Mostly. Milan, Bergamo, Brescia, and Mantua are all on the rail network and easy to reach by train. But Lake Como's villas, Franciacorta, Lake Iseo, and the Valtellina are far better with a car. The efficient move is trains for the cities and a rental for the lake and mountain days.

Do I really need to book the Last Supper in advance?

Yes. Viewing is by timed slot with a small number of people every fifteen minutes, and slots routinely sell out weeks ahead. Book the moment your dates are fixed; if it is already full, look for official guided-tour slots that include it.

Which lake should I prioritize?

Como for the classic villa-and-ferry experience, Iseo for quiet and Monte Isola, Garda's western shore (Sirmione) for the castle and Roman ruins. With one week and the art cities included, Como plus a half-day at Iseo or Garda is plenty.

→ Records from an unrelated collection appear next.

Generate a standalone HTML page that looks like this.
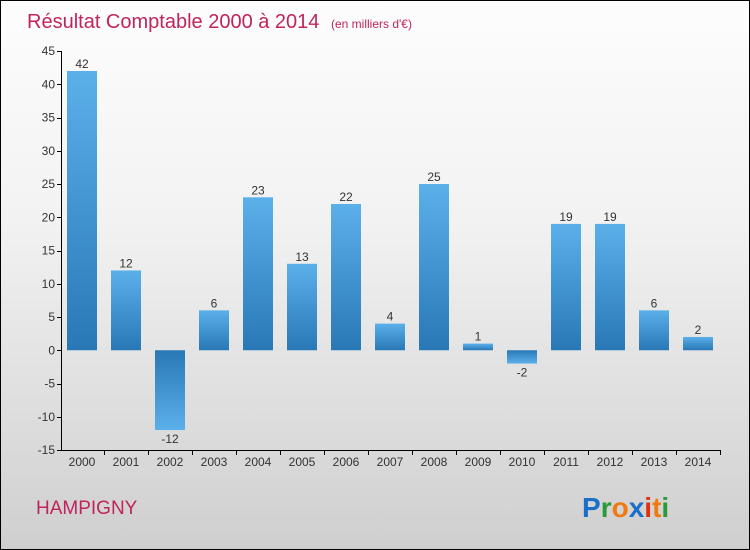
<!DOCTYPE html>
<html><head><meta charset="utf-8"><style>
body{margin:0;width:750px;height:550px;overflow:hidden}
#c{position:absolute;left:0;top:0;width:748px;height:548px;border:1px solid #000;background:linear-gradient(#fdfdfd,#f2f2f2 40%,#cfcfcf)}
</style></head><body>
<div id="c">
<svg width="750" height="550" style="position:absolute;left:-1px;top:-1px" font-family="Liberation Sans, sans-serif">
<defs>
<linearGradient id="gp" x1="0" y1="0" x2="0" y2="1"><stop offset="0" stop-color="#5cb0ea"/><stop offset="1" stop-color="#2878b6"/></linearGradient>
<linearGradient id="gn" x1="0" y1="0" x2="0" y2="1"><stop offset="0" stop-color="#2878b6"/><stop offset="1" stop-color="#5cb0ea"/></linearGradient>
</defs>
<text x="27" y="28" font-size="20" fill="#c0245c">Résultat Comptable 2000 à 2014 <tspan font-size="12" dx="6">(en milliers d'€)</tspan></text>
<g id="axes"></g><g id="bars"></g>
<text x="36" y="514" font-size="19" fill="#c0245c">HAMPIGNY</text>
<text x="582" y="517" font-size="28" font-weight="bold"><tspan fill="#1a6fc8">P</tspan><tspan fill="#2a9a3a">r</tspan><tspan fill="#f07a10">o</tspan><tspan fill="#1a6fc8">x</tspan><tspan fill="#e03010">i</tspan><tspan fill="#f07a10">t</tspan><tspan fill="#2a9a3a">i</tspan></text>
</svg></div>
<script>
const years=["2000","2001","2002","2003","2004","2005","2006","2007","2008","2009","2010","2011","2012","2013","2014"];
const values=[42,12,-12,6,23,13,22,4,25,1,-2,19,19,6,2];
const ticks=[-15,-10,-5,0,5,10,15,20,25,30,35,40,45];
const NS="http://www.w3.org/2000/svg";
const y=v=>350.25-v*6.65, x=i=>82+i*44;
function mk(t,a,p){const e=document.createElementNS(NS,t);for(const k in a)e.setAttribute(k,a[k]);p.appendChild(e);return e;}
const ax=document.getElementById('axes'), bg=document.getElementById('bars');
const yl=mk('line',{x1:61.5,x2:61.5,y1:51,y2:450,stroke:'#000'},ax);


const xl=mk('line',{x1:61,x2:720,y1:450.5,y2:450.5,stroke:'#000'},ax);


ticks.forEach(t=>{mk('line',{x1:57,x2:62,y1:Math.round(y(t))+.5,y2:Math.round(y(t))+.5,stroke:'#000'},ax);
const tx=mk('text',{x:55,y:y(t)+4,'text-anchor':'end','font-size':12,fill:'#333'},ax);tx.textContent=t;

});
years.forEach((yr,i)=>{mk('line',{x1:x(i)+22.5,x2:x(i)+22.5,y1:450,y2:455,stroke:'#000'},ax);
const tx=mk('text',{x:x(i),y:466,'text-anchor':'middle','font-size':12,fill:'#333'},ax);tx.textContent=yr;


const v=values[i],top=Math.min(y(v),y(0)),h=Math.abs(y(v)-y(0));
const r=mk('rect',{x:x(i)-15,y:top,width:30,height:h,fill:v>=0?'url(#gp)':'url(#gn)'},bg);


const l=mk('text',{x:x(i),y:v>=0?y(v)-3:y(v)+13,'text-anchor':'middle','font-size':12,fill:'#333'},bg);l.textContent=v;

});
</script>
</body></html>
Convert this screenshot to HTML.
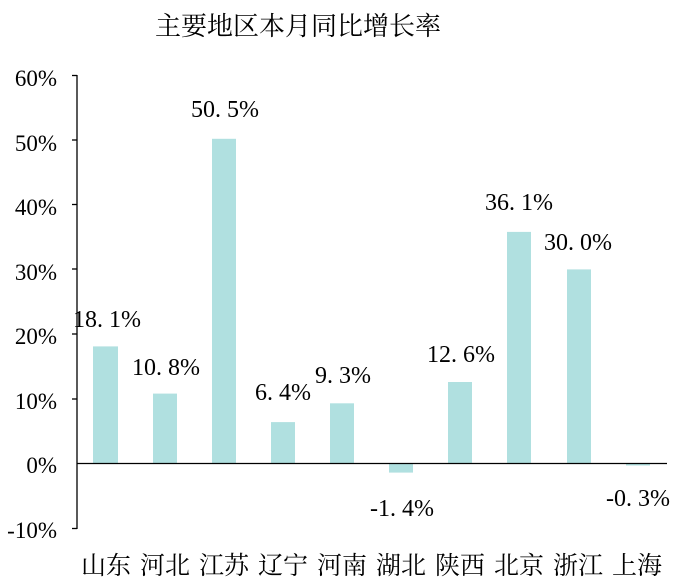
<!DOCTYPE html>
<html><head><meta charset="utf-8"><style>
html,body{margin:0;padding:0;background:#fff;}
svg{display:block;}
text{font-family:"Liberation Serif","Noto Serif CJK SC",serif;fill:#000;}
</style></head><body>
<svg width="684" height="585" viewBox="0 0 684 585" xmlns="http://www.w3.org/2000/svg">
<text x="298" y="35" font-size="26" text-anchor="middle">主要地区本月同比增长率</text>
<g font-size="23" text-anchor="end">
<text x="57" y="86">60%</text>
<text x="57" y="151">50%</text>
<text x="57" y="215">40%</text>
<text x="57" y="280">30%</text>
<text x="57" y="344">20%</text>
<text x="57" y="409">10%</text>
<text x="57" y="473">0%</text>
<text x="57" y="538">-10%</text>
</g>
<g stroke="#000" stroke-width="1.3">
<line x1="77" y1="75" x2="77" y2="529"/>
<line x1="72" y1="75.5" x2="77" y2="75.5"/>
<line x1="72" y1="140" x2="77" y2="140"/>
<line x1="72" y1="204.5" x2="77" y2="204.5"/>
<line x1="72" y1="269" x2="77" y2="269"/>
<line x1="72" y1="334" x2="77" y2="334"/>
<line x1="72" y1="399" x2="77" y2="399"/>
<line x1="72" y1="528.5" x2="77" y2="528.5"/>
</g>
<g fill="#b0e0e0">
<rect x="93" y="346.4" width="25" height="117.1"/>
<rect x="153" y="393.6" width="24" height="69.9"/>
<rect x="212" y="138.8" width="24" height="324.7"/>
<rect x="271" y="422.1" width="24" height="41.4"/>
<rect x="330" y="403.3" width="24" height="60.2"/>
<rect x="389" y="463.5" width="24" height="9.1"/>
<rect x="448" y="382" width="24" height="81.5"/>
<rect x="507" y="231.9" width="24" height="231.6"/>
<rect x="567" y="269.4" width="24" height="194.1"/>
<rect x="626" y="463.5" width="24" height="2"/>
</g>
<line x1="77" y1="463.5" x2="667" y2="463.5" stroke="#000" stroke-width="1.3"/>
<g font-size="24" text-anchor="middle">
<text x="107" y="327">18. 1%</text>
<text x="166" y="375">10. 8%</text>
<text x="225" y="117">50. 5%</text>
<text x="283" y="400">6. 4%</text>
<text x="343" y="383">9. 3%</text>
<text x="402" y="516">-1. 4%</text>
<text x="461" y="362">12. 6%</text>
<text x="519" y="210">36. 1%</text>
<text x="578" y="250">30. 0%</text>
<text x="638" y="506">-0. 3%</text>
</g>
<g font-size="25" text-anchor="middle">
<text x="106" y="574">山东</text>
<text x="165" y="574">河北</text>
<text x="224" y="574">江苏</text>
<text x="283" y="574">辽宁</text>
<text x="342" y="574">河南</text>
<text x="401" y="574">湖北</text>
<text x="460" y="574">陕西</text>
<text x="519" y="574">北京</text>
<text x="578" y="574">浙江</text>
<text x="637" y="574">上海</text>
</g>
</svg>
</body></html>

What should I eat and drink?

In Milan, risotto alla milanese (saffron), cotoletta, and ossobuco; around Bergamo and Brescia, casoncelli; in Mantua, tortelli di zucca (pumpkin); in the Valtellina, pizzoccheri and bresaola. Drink Franciacorta sparkling wine and the Nebbiolo-based reds of the Valtellina.

When should I go?

Late spring and early fall are best: mild weather for the lakes and cities, harvest in the wine regions, and thinner crowds than midsummer. Milan empties and partly shuts in August; the Valtellina is a winter ski destination but the high passes are a summer drive.